**WHAT IS ASKED:**
Exactly the lines from the line holding "Write a web" to the line holding "const yTicks = [0, 1, 2, 3, 4, 5, 6];", both lines included, are to be echoed; pictures are not.

**TASK INPUTS:**
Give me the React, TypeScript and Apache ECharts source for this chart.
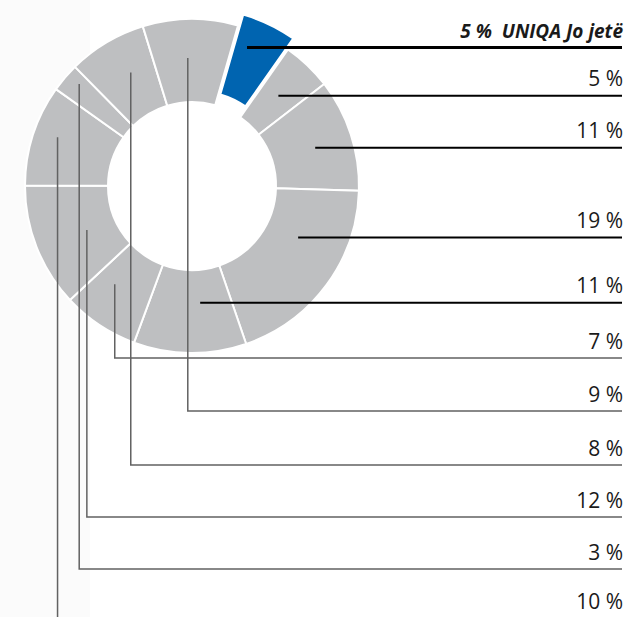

---

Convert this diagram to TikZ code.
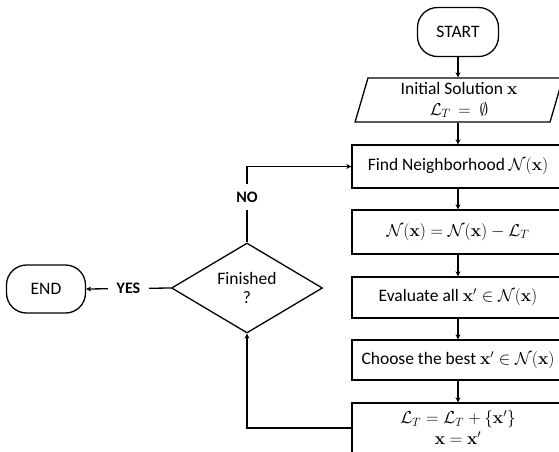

---

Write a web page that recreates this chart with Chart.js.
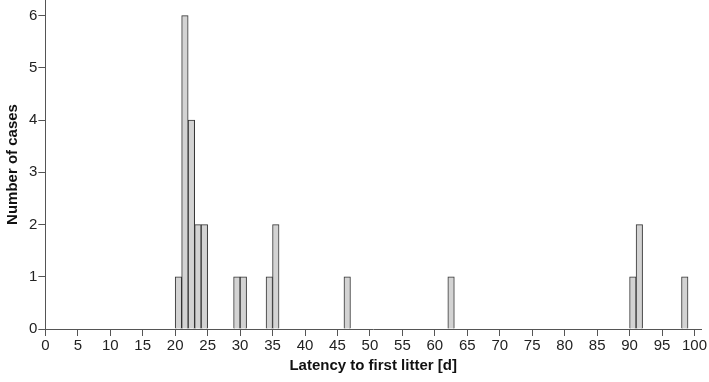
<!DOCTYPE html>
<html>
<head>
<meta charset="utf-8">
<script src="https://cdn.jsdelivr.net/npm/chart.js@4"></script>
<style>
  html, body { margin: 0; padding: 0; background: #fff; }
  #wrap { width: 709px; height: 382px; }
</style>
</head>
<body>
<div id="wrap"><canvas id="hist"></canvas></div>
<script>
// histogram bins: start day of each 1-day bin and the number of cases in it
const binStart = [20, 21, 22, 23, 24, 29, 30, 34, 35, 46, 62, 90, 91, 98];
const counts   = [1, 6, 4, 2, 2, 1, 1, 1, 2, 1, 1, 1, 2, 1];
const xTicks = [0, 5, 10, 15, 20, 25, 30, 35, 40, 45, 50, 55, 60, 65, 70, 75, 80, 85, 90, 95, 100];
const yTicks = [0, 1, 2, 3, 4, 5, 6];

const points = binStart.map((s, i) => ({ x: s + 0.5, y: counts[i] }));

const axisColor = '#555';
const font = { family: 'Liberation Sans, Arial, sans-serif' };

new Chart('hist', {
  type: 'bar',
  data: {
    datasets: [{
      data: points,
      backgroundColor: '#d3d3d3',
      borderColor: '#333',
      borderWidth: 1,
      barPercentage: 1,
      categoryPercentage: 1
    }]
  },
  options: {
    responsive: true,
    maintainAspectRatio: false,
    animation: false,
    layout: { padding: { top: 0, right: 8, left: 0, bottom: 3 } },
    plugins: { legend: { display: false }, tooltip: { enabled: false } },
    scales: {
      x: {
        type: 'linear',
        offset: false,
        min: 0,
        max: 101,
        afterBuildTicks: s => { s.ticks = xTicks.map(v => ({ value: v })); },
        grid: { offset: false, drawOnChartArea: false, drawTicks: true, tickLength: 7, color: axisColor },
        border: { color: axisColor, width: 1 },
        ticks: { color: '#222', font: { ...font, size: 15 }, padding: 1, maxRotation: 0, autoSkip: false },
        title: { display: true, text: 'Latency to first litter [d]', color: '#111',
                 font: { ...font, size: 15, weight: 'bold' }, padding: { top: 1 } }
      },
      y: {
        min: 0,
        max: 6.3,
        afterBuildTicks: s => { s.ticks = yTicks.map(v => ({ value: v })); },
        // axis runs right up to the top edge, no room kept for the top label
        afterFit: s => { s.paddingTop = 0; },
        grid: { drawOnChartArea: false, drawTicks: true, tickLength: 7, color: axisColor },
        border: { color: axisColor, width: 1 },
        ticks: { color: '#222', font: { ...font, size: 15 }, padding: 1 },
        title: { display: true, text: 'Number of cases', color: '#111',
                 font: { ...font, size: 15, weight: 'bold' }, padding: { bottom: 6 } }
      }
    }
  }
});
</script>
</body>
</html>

**TASK RESPONSE:**
Write a web page that recreates this chart with Chart.js.
<!DOCTYPE html>
<html>
<head>
<meta charset="utf-8">
<script src="https://cdn.jsdelivr.net/npm/chart.js@4"></script>
<style>
  html, body { margin: 0; padding: 0; background: #fff; }
  #wrap { width: 709px; height: 382px; }
</style>
</head>
<body>
<div id="wrap"><canvas id="hist"></canvas></div>
<script>
// histogram bins: start day of each 1-day bin and the number of cases in it
const binStart = [20, 21, 22, 23, 24, 29, 30, 34, 35, 46, 62, 90, 91, 98];
const counts   = [1, 6, 4, 2, 2, 1, 1, 1, 2, 1, 1, 1, 2, 1];
const xTicks = [0, 5, 10, 15, 20, 25, 30, 35, 40, 45, 50, 55, 60, 65, 70, 75, 80, 85, 90, 95, 100];
const yTicks = [0, 1, 2, 3, 4, 5, 6];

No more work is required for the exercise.